Here's one way to achieve it. Recreate the list using a function which will apply the appropriate mapping.

def swap(p, (r1,c1), (r2,c2)):
    def getitem(r,c):
        if (r,c) == (r1,c1): return p[r2][c2]
        elif (r,c) == (r2,c2): return p[r1][c1]
        return p[r][c]
    return [ [getitem(r,c) for c in range(len(p[0]))] for r in range(len(p)) ]

You could even take this a step further and make the function be the actual interface, where each swap merely returns a function that does the appropriate conversions before passing through to the function below. Not particularly performant, but a fairly simple functional approach that dispenses with nasty mutable datastructures:

def swap(f, (r1,c1), (r2,c2)):
    def getitem(r,c):
        if (r,c) == (r1,c1): return f(r2,c2)
        elif (r,c) == (r2,c2): return f(r1,c1)
        return f(r,c)
   return getitem

l=[ [1,2,3], [4,5,6], [7,8,0]]
f=lambda r,c: l[r][c]    # Initial accessor function
f=swap(f, (2,1), (2,2))  # 8 right
f=swap(f, (1,1), (2,1))  # 5 down
print [[f(x,y) for y in range(3)] for x in range(3)]
# Gives: [[1, 2, 3], [4, 0, 6], [7, 5, 8]]
share|improve this answer
Thanks a lot. I like this approach. It's exactly what I was looking for. :) – michael Dec 8 '08 at 20:45

Cool, thanks for the lisp code. I'll need to study it to make sure I get it.

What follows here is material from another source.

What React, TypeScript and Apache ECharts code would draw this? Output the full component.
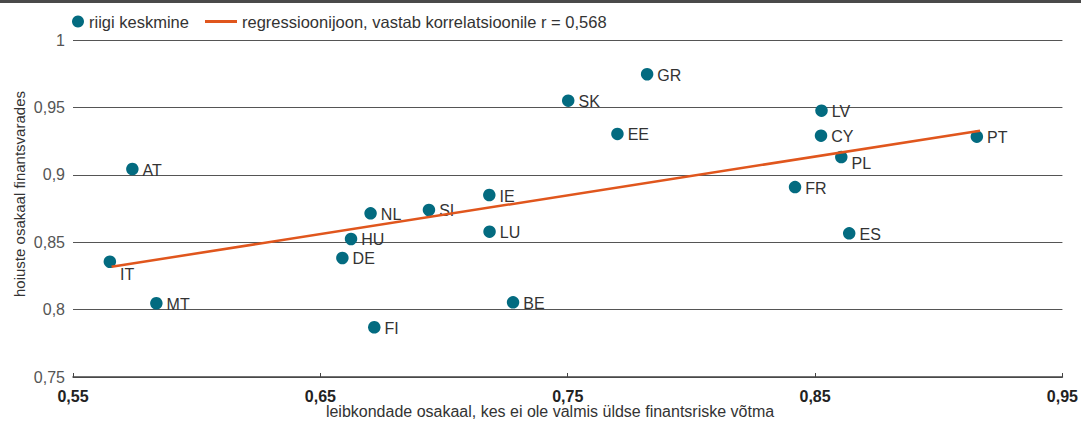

As for the first answer, the first time I was "writing c" in lisp because that's the only way I knew how to program and didn't have a clue why anyone would use lisp. This time around, I've been playing around with scheme, but wanted to use python so if I got stuck on something I could "cheat" and use something pythonish, then while waiting for usenet answers go on to the next part of the problem.